トランボを日本に招こうとした企画があった。トランボが39年に書いた反戦小説『ジョニーは戦場へ行った』を、70年に彼が自己資金で初監督した。71年カンヌ国際映画祭審査員特別賞を受賞。日本ヘラルド映画が日本配給権を獲得し、トランボの来日を要請した。トランボからは「パピヨン」の脚本を執筆、撮影中は国外へは出られないので残念という返事がきた。
「ジョニーは戦場へ行った」では第1次大戦中、砲弾で両手足、アゴ、聴覚、視覚を奪われた兵士が、暗黒の中で看護師との交流から頭でモールス信号を打ち意思表示をしはじめる。回想はカラー、現実は白黒でトランボの演出と画面構成が見事な人間賛歌となり、ベトナム戦争への反戦アピールをこめていた。73年に日本で公開されてヒットした。

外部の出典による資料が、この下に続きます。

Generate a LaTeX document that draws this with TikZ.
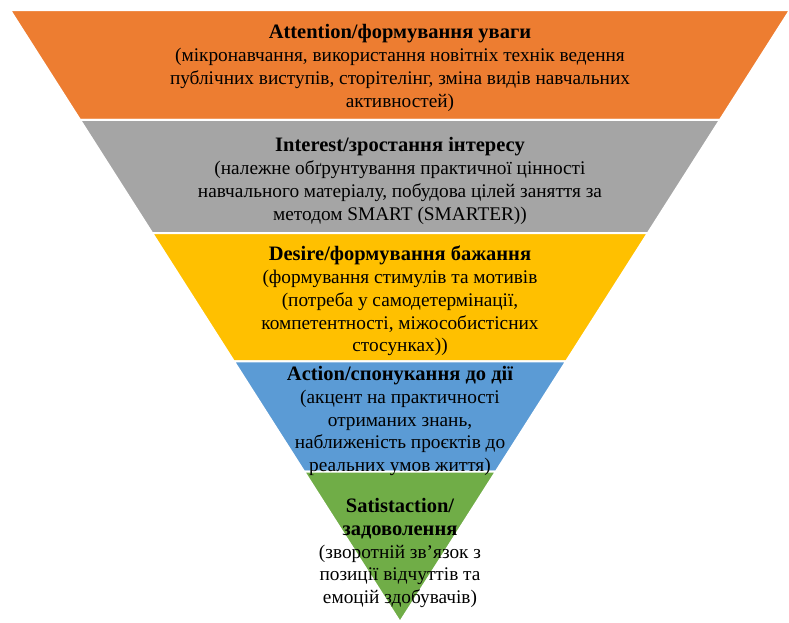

映画「トランボ~」は長年トランボや関係者に取材して書かれたブルース・クックの本が原作。トランボ(ブライアン・クランストン)を追いつめていく政治状況と、それに抵抗しつつ、復権していく家族の映画になった。トランボはジョニーのように砲弾で身体の自由を奪われたのではないが、 反共、赤狩りという政治的偏見の暴力で口も手も人間の尊厳も、地位も収入も仕事も奪われ”ジョニー状態”になったのだ。 監獄で裸にされ看守の命令どおりすべてを見せる屈辱。看守を見続けるトランボの目には、この逆境を逆転させていこうとする男の意志があった。
◆自由の貴さ描く「ローマの休日」
映画として怒りがある。下院非米活動委員会の”共産主義者がハリウッドを占領している”と称しての”赤狩り”審問。 憲法をもとに証言を拒否したものは追放と投獄 だ。”赤”を追及した委員長が脱税で逮捕されトランボと監獄で顔を合わせる。ジョン・ウェインの反共ぶり。女性の映画コラムニスト、ヘッダ・ホッパー(ヘレン・ミレン)のトランボ敵視。 デマと脅迫で仕事を奪う”正義”。 名画を売って裁判資金をトランボに提供した俳優まで仲間を裏切る。

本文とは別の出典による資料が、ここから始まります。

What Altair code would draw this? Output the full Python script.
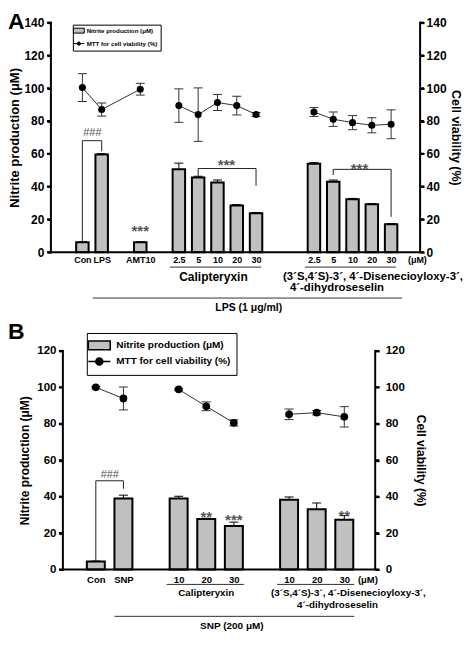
import altair as alt
import pandas as pd

FONT = "Liberation Sans"

# ---------------- Panel A data ----------------
a_slots = ["_0", "Con", "LPS", "_1", "AMT10", "_2", "c|2.5", "c|5", "c|10", "c|20", "c|30",
           "_3", "_4", "d|2.5", "d|5", "d|10", "d|20", "d|30", "_5"]
a_keys = ["Con", "LPS", "AMT10", "c|2.5", "c|5", "c|10", "c|20", "c|30",
          "d|2.5", "d|5", "d|10", "d|20", "d|30"]
a_group = ["ctl", "ctl", "ctl", "c", "c", "c", "c", "c", "d", "d", "d", "d", "d"]
a_nitrite = [6.0, 59.5, 6.0, 50.5, 45.5, 42.5, 28.5, 23.8, 54.0, 43.0, 32.3, 29.2, 17.0]
a_nitrite_err = [0.3, 0.6, 0.3, 3.8, 0.8, 1.5, 0.5, 0.4, 0.6, 1.0, 0.5, 0.4, 0.4]
a_mtt = [100.4, 87.0, 99.4, 89.4, 83.9, 91.3, 89.4, 84.0, 85.5, 81.1, 79.0, 77.4, 78.0]
a_mtt_err = [8.5, 4.0, 3.6, 10.2, 16.3, 4.9, 5.7, 1.2, 2.7, 4.4, 4.3, 4.6, 8.8]
a_br_left = ["Con", "c|5", "d|5"]
a_br_right = ["LPS", "c|30", "d|30"]
a_br_top = [68.0, 51.0, 50.5]
a_br_left_end = [6.5, 46.5, 47.0]
a_br_right_end = [61.5, 40.5, 21.5]
a_sig_text = ["###", "***", "***", "***"]
a_sig_key = ["Con", "AMT10", "c|10", "d|10"]
a_sig_y = [72.5, 16.0, 56.0, 54.0]

# ---------------- Panel B data ----------------
b_slots = ["_0", "Con", "SNP", "_1", "c|10", "c|20", "c|30", "_2", "d|10", "d|20", "d|30", "_3"]
b_keys = ["Con", "SNP", "c|10", "c|20", "c|30", "d|10", "d|20", "d|30"]
b_group = ["ctl", "ctl", "c", "c", "c", "d", "d", "d"]
b_nitrite = [4.3, 39.0, 39.0, 27.7, 23.8, 38.3, 33.0, 27.3]
b_nitrite_err = [0.3, 1.8, 1.2, 0.4, 2.2, 1.5, 3.5, 2.3]
b_mtt = [100.0, 93.9, 98.9, 89.6, 80.5, 85.2, 86.1, 83.8]
b_mtt_err = [0.5, 6.3, 0.5, 2.4, 1.7, 2.9, 1.2, 5.6]
b_br_left = ["Con"]
b_br_right = ["SNP"]
b_br_top = [48.7]
b_br_left_end = [4.6]
b_br_right_end = [44.3]
b_sig_text = ["###", "**", "***", "**"]
b_sig_key = ["Con", "c|20", "c|30", "d|30"]
b_sig_y = [52.0, 31.5, 30.0, 32.0]

legend_labels = ["Nitrite production (\u03bcM)", "MTT for cell viability (%)"]
unit_label = "(\u03bcM)"
cal_label = "Calipteryxin"
dis_label1 = "(3\u00b4S,4\u00b4S)-3\u00b4, 4\u00b4-Disenecioyloxy-3\u00b4,"
dis_label2 = "4\u00b4-dihydroseselin"
a_treat = "LPS (1 \u03bcg/ml)"
b_treat = "SNP (200 \u03bcM)"


def label_expr(con_label):
    return ("substring(datum.value,0,1) == '_' ? '' : "
            "(datum.value == 'Con' ? '" + con_label + "' : "
            "(indexof(datum.value,'|') >= 0 ? split(datum.value,'|')[1] : datum.value))")


def panel(slots, keys, group, nit, nerr, mtt, merr, brl, brr, brt, brle, brre,
          sig_t, sig_k, sig_y, sig_dx, letter, W, H, ymax, pad, align, bw, cap, psize,
          first_key, dis_first, unit_dx, cal_key, dis_key, dis_dx1, dis_dx2,
          treat, treat_key, treat_dx, lo_off, hi_off, ul_off, fs, lab_pad, leg, geo):
    x0 = geo["x0"]  # where the visible plot frame starts
    xs = alt.Scale(type="point", domain=slots, padding=pad, align=align)
    ys = alt.Scale(domain=[0, ymax], nice=False, zero=True)
    xaxis = alt.Axis(title=None, ticks=False, domain=False, labelExpr=label_expr(geo["con"]),
                     labelAngle=0, labelFontSize=fs["cat"], labelPadding=lab_pad,
                     labelOverlap=False)

    def X(f):
        return alt.X(f, type="nominal", scale=xs, axis=xaxis, sort=None)

    def Y(f, axis=None):
        return alt.Y(f, type="quantitative", scale=ys, axis=axis)

    df = pd.DataFrame({
        "k": keys, "g": group, "i": list(range(len(keys))),
        "n": nit, "ne": [a + b for a, b in zip(nit, nerr)],
        "m": mtt, "mlo": [a - b for a, b in zip(mtt, merr)],
        "mhi": [a + b for a, b in zip(mtt, merr)],
    })
    yvals = list(range(0, ymax + 1, 20))
    laxis = alt.Axis(title="Nitrite production (\u03bcM)", orient="left", values=yvals,
                     labelFontSize=fs["tick"], titleFontSize=fs["title"], offset=-x0,
                     titlePadding=geo["ltp"], labelPadding=3)
    raxis = alt.Axis(title="Cell viability (%)", orient="right", values=yvals,
                     labelFontSize=fs["tick"], titleFontSize=fs["rtitle"],
                     labelPadding=geo["rlp"], titlePadding=geo["rtp"])

    base = alt.Chart(df)
    layers = []
    layers.append(base.mark_bar(width=bw, fill="#c0c0c0", stroke="black", strokeWidth=2)
                  .encode(x=X("k"), y=Y("n", laxis)))
    layers.append(base.mark_rule(color="black", strokeWidth=1)
                  .encode(x=X("k"), y=Y("n"), y2=alt.Y2("ne")))
    layers.append(base.mark_tick(color="black", thickness=1, size=cap, orient="horizontal", opacity=1)
                  .encode(x=X("k"), y=Y("ne")))
    layers.append(base.mark_line(color="#333333", strokeWidth=1)
                  .encode(x=X("k"), y=Y("m", raxis), detail="g:N", order="i:Q"))
    layers.append(base.mark_rule(color="#333333", strokeWidth=1)
                  .encode(x=X("k"), y=Y("mlo"), y2=alt.Y2("mhi")))
    for f in ["mlo", "mhi"]:
        layers.append(base.mark_tick(color="#333333", thickness=1, size=cap, orient="horizontal", opacity=1)
                      .encode(x=X("k"), y=Y(f)))
    layers.append(base.mark_point(filled=True, color="black", size=psize, opacity=1)
                  .encode(x=X("k"), y=Y("m")))

    # axis frame (domain lines and ticks)
    one = alt.Chart(pd.DataFrame({"d": [0]}))
    for xv in [x0, W]:
        layers.append(one.mark_rule(color="black", strokeWidth=2, strokeCap="square")
                      .encode(x=alt.value(xv), y=alt.value(0), y2=alt.value(H)))
    layers.append(one.mark_rule(color="black", strokeWidth=2, strokeCap="square")
                  .encode(x=alt.value(x0), x2=alt.value(W), y=alt.value(H)))
    tk = alt.Chart(pd.DataFrame({"v": yvals}))
    layers.append(tk.mark_rule(color="black", strokeWidth=2)
                  .encode(x=alt.value(x0 - 4), x2=alt.value(x0), y=Y("v")))
    layers.append(tk.mark_rule(color="black", strokeWidth=2)
                  .encode(x=alt.value(W), x2=alt.value(W + 4), y=Y("v")))

    # brackets
    br = alt.Chart(pd.DataFrame({"l": brl, "r": brr, "top": brt, "le": brle, "re": brre}))
    layers.append(br.mark_rule(color="#222222", strokeWidth=1)
                  .encode(x=X("l"), y=Y("le"), y2=alt.Y2("top")))
    layers.append(br.mark_rule(color="#222222", strokeWidth=1)
                  .encode(x=X("r"), y=Y("re"), y2=alt.Y2("top")))
    layers.append(br.mark_rule(color="#222222", strokeWidth=1)
                  .encode(x=X("l"), x2=alt.X2("r"), y=Y("top")))
    # significance marks
    for t, k, yv, dx in zip(sig_t, sig_k, sig_y, sig_dx):
        star = t.startswith("*")
        layers.append(alt.Chart(pd.DataFrame({"k": [k], "y": [yv], "t": [t]}))
                      .mark_text(dx=dx, dy=(5 if star else 0), baseline="middle", align="center",
                                 font=FONT, fontSize=(fs["star"] if star else fs["hash"]),
                                 color="#555555", fontWeight=("bold" if star else "normal"))
                      .encode(x=X("k"), y=Y("y"), text="t"))

    # unit label
    layers.append(alt.Chart(pd.DataFrame({"k": [slots[-1]], "t": [unit_label]}))
                  .mark_text(dx=unit_dx, baseline="top", font=FONT, fontWeight="bold",
                             fontSize=fs["cat"], color="black")
                  .encode(x=X("k"), y=alt.value(H + lab_pad + 1), text="t"))
    # underlines below compound groups
    ul = alt.Chart(pd.DataFrame({"f": [first_key, dis_first], "t": [cal_key[1], dis_key[1]]}))
    layers.append(ul.mark_rule(color="#333333", strokeWidth=1, xOffset=-ul_off[0], x2Offset=ul_off[1])
                  .encode(x=X("f"), x2=alt.X2("t"), y=alt.value(H + geo["ul"])))
    layers.append(alt.Chart(pd.DataFrame({"k": [cal_key[0]], "t": [cal_label]}))
                  .mark_text(dx=geo["cal_dx"], baseline="middle", font=FONT, fontWeight="bold",
                             fontSize=fs["cal"], color="black")
                  .encode(x=X("k"), y=alt.value(H + geo["cal"]), text="t"))
    layers.append(alt.Chart(pd.DataFrame({"k": [dis_key[0]], "t": [dis_label1]}))
                  .mark_text(dx=dis_dx1, align="left", baseline="middle", font=FONT, fontWeight="bold",
                             fontSize=fs["grp"], color="black")
                  .encode(x=X("k"), y=alt.value(H + geo["d1"]), text="t"))
    layers.append(alt.Chart(pd.DataFrame({"k": [dis_key[0]], "t": [dis_label2]}))
                  .mark_text(dx=dis_dx2, align="left", baseline="middle", font=FONT, fontWeight="bold",
                             fontSize=fs["grp"], color="black")
                  .encode(x=X("k"), y=alt.value(H + geo["d2"]), text="t"))
    # long treatment line
    layers.append(alt.Chart(pd.DataFrame({"f": [keys[1]], "t": [keys[-1]]}))
                  .mark_rule(color="#333333", strokeWidth=1, xOffset=-lo_off, x2Offset=hi_off)
                  .encode(x=X("f"), x2=alt.X2("t"), y=alt.value(H + geo["long"])))
    layers.append(alt.Chart(pd.DataFrame({"k": [treat_key], "t": [treat]}))
                  .mark_text(dx=treat_dx, baseline="middle", font=FONT, fontWeight="bold",
                             fontSize=fs["treat"], color="black")
                  .encode(x=X("k"), y=alt.value(H + geo["treat"]), text="t"))
    # legend
    legend = alt.Legend(title=None, orient="none", legendX=leg["x"], legendY=leg["y"],
                        strokeColor="black", fillColor="white", padding=leg["pad"],
                        rowPadding=leg["rowpad"], labelFontSize=leg["fs"], labelOffset=leg["loff"],
                        symbolSize=leg["size"], symbolStrokeColor="black",
                        symbolStrokeWidth=leg["sw"])
    leg_df = pd.DataFrame({"s": legend_labels})
    layers.append(alt.Chart(leg_df).transform_filter("false")
                  .mark_point(filled=True, strokeWidth=leg["sw"], opacity=1)
                  .encode(shape=alt.Shape("s:N", scale=alt.Scale(domain=legend_labels, range=leg["paths"]), legend=legend),
                          fill=alt.Fill("s:N", scale=alt.Scale(domain=legend_labels, range=["#c0c0c0", "black"]), legend=legend),
                          stroke=alt.Stroke("s:N", scale=alt.Scale(domain=legend_labels, range=["black", "black"]), legend=legend)))
    # panel letter
    layers.append(alt.Chart(pd.DataFrame({"t": [letter]}))
                  .mark_text(align="left", baseline="top", font=FONT, fontWeight="bold",
                             fontSize=23, color="black")
                  .encode(x=alt.value(geo["lx"]), y=alt.value(geo["ly"]), text="t"))

    return alt.layer(*layers).resolve_scale(y="independent").properties(width=W, height=H)


A = panel(a_slots, a_keys, a_group, a_nitrite, a_nitrite_err, a_mtt, a_mtt_err,
          a_br_left, a_br_right, a_br_top, a_br_left_end, a_br_right_end,
          a_sig_text, a_sig_key, a_sig_y, [10, 0, 9, 7], "A",
          W=370, H=230, ymax=140, pad=0.567, align=0.557, bw=12.5, cap=9, psize=50,
          first_key="c|2.5", dis_first="d|2.5", unit_dx=7, cal_key=("c|10", "c|30"),
          dis_key=("d|2.5", "d|30"), dis_dx1=-31, dis_dx2=-24,
          treat=a_treat, treat_key="c|20", treat_dx=12, lo_off=9, hi_off=11, ul_off=(9, 5),
          fs={"cat": 9, "tick": 12, "title": 13, "rtitle": 12.5, "star": 15, "hash": 11,
              "grp": 11.4, "cal": 12, "treat": 10.5},
          lab_pad=3,
          leg={"x": 22, "y": 2, "pad": 2.5, "rowpad": 4, "fs": 6.2, "loff": 4.3, "size": 30, "sw": 1,
               "paths": ["M-2,-0.9H2V0.9H-2Z",
                         "M-2,0H2M-0.6,0A0.6,0.6,0,1,0,0.6,0A0.6,0.6,0,1,0,-0.6,0Z"]},
          geo={"x0": 0, "con": "Con\u00a0\u00a0\u00a0", "ltp": 2, "rlp": 2, "rtp": 2,
               "ul": 15, "cal": 25, "cal_dx": -4, "d1": 25, "d2": 36,
               "long": 46, "treat": 56, "lx": -43, "ly": -12})

B = panel(b_slots, b_keys, b_group, b_nitrite, b_nitrite_err, b_mtt, b_mtt_err,
          b_br_left, b_br_right, b_br_top, b_br_left_end, b_br_right_end,
          b_sig_text, b_sig_key, b_sig_y, [14, 0, 0, 0], "B",
          W=325, H=219, ymax=120, pad=0.373, align=0.84, bw=18, cap=9, psize=60,
          first_key="c|10", dis_first="d|10", unit_dx=-4, cal_key=("c|20", "c|30"),
          dis_key=("d|10", "d|30"), dis_dx1=-18, dis_dx2=8,
          treat=b_treat, treat_key="c|30", treat_dx=-2, lo_off=9, hi_off=10, ul_off=(12, 10),
          fs={"cat": 9.5, "tick": 11.5, "title": 12, "rtitle": 12, "star": 15, "hash": 11,
              "grp": 9.8, "cal": 9.8, "treat": 10},
          lab_pad=5,
          leg={"x": 36, "y": -18, "pad": 6, "rowpad": 1, "fs": 10, "loff": 10.5, "size": 121, "sw": 1.5,
               "paths": ["M-2,-0.8H2V0.8H-2Z",
                         "M-2,0H2M-0.64,0A0.64,0.64,0,1,0,0.64,0A0.64,0.64,0,1,0,-0.64,0Z"]},
          geo={"x0": 12, "con": "Con", "ltp": 5, "rlp": 6, "rtp": 9,
               "ul": 15, "cal": 24, "cal_dx": 0, "d1": 24, "d2": 36,
               "long": 47, "treat": 57, "lx": -43, "ly": -30})

ind = dict(fill="independent", shape="independent", stroke="independent")
chart = (alt.vconcat(A, B, spacing=7)
         .resolve_scale(**ind)
         .properties(padding={"left": 0, "top": 2, "right": 1, "bottom": 0})
         .configure_view(stroke=None)
         .configure_axis(domain=False, ticks=True, tickColor="black", tickWidth=2, tickSize=4,
                         grid=False, labelFont=FONT,
                         labelFontWeight="bold", labelColor="black", titleFont=FONT,
                         titleFontWeight="bold", titleColor="black")
         .configure_legend(labelFont=FONT, labelFontWeight="bold", labelColor="black"))

chart.save("out.html", embed_options={"renderer": "svg", "actions": False})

映画として壮快である。古代ローマの奴隷の反乱を描く「スパルタカス」の脚本を、カーク・ダグラスが政治的圧力をはねのけてトランボに依頼してくる。偽名でのB級映画の脚本で生活を保ち、映画人仲間も助けていたトランボの才覚と実行力。
父と娘との対話が意味深い。対立もするが父に学んで黒人の公民権運動に参加していく娘。トランボは家族を奪われなかった。妻クレオ(ダイアン・レイン)の賢さと強さ。トランボに脚本を書くエネルギーをもたらし、偽名で仕事をしていたトランボの、本名を取り戻していく十数年の闘いを支えた。

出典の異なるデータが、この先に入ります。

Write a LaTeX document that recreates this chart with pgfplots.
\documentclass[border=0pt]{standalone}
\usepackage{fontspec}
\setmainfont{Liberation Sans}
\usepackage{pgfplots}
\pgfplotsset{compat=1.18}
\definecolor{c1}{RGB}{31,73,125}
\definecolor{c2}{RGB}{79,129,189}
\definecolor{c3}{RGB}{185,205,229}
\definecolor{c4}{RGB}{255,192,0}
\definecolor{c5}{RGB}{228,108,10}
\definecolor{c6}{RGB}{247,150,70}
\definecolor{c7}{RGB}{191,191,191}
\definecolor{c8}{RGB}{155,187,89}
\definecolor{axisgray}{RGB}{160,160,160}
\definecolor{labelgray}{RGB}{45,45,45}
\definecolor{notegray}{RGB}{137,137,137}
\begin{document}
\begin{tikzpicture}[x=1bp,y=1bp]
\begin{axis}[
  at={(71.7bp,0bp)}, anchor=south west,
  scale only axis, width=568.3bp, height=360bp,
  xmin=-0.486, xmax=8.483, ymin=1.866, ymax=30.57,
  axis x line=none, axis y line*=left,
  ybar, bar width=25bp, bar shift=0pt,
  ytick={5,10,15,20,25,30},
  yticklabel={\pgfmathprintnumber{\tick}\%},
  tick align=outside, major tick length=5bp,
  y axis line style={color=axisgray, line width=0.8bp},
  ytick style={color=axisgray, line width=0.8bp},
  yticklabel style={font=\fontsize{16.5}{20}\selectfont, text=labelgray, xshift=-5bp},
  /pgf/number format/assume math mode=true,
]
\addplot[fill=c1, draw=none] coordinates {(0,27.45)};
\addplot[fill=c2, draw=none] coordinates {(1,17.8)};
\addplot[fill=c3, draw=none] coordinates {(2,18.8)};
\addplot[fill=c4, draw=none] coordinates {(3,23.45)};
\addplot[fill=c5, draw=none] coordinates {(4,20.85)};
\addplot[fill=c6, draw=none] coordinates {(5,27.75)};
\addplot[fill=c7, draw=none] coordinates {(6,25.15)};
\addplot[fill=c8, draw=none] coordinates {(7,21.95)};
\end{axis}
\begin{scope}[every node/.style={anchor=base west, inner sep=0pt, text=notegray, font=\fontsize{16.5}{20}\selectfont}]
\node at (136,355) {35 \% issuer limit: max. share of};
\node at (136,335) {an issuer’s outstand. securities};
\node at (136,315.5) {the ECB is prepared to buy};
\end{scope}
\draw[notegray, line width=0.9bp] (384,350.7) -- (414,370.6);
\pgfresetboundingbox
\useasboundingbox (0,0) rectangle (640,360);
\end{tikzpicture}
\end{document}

トランボは「ローマの休日」で王女の”自由の貴さ”を描いた。「黒い牡牛(おうし)」では黒い牡牛をブラック・リストにのせられた自分たちに模した。闘いぬく牛に観衆が共感し助命を叫ぶラストに生きる希望をこめた。この2作には偽名で書いたトランボにアカデミー賞を与えざるをえない力があふれている。
映画界を追放されても闘い続け復権した男のこの映画はいまの日本で必要だ。 日本国憲法の精神を否定して人間を人間として認めない勢力の横暴、戦争法強行という時代 に、生きぬく励ましを与え、勇気が湧いてくる映画だからである。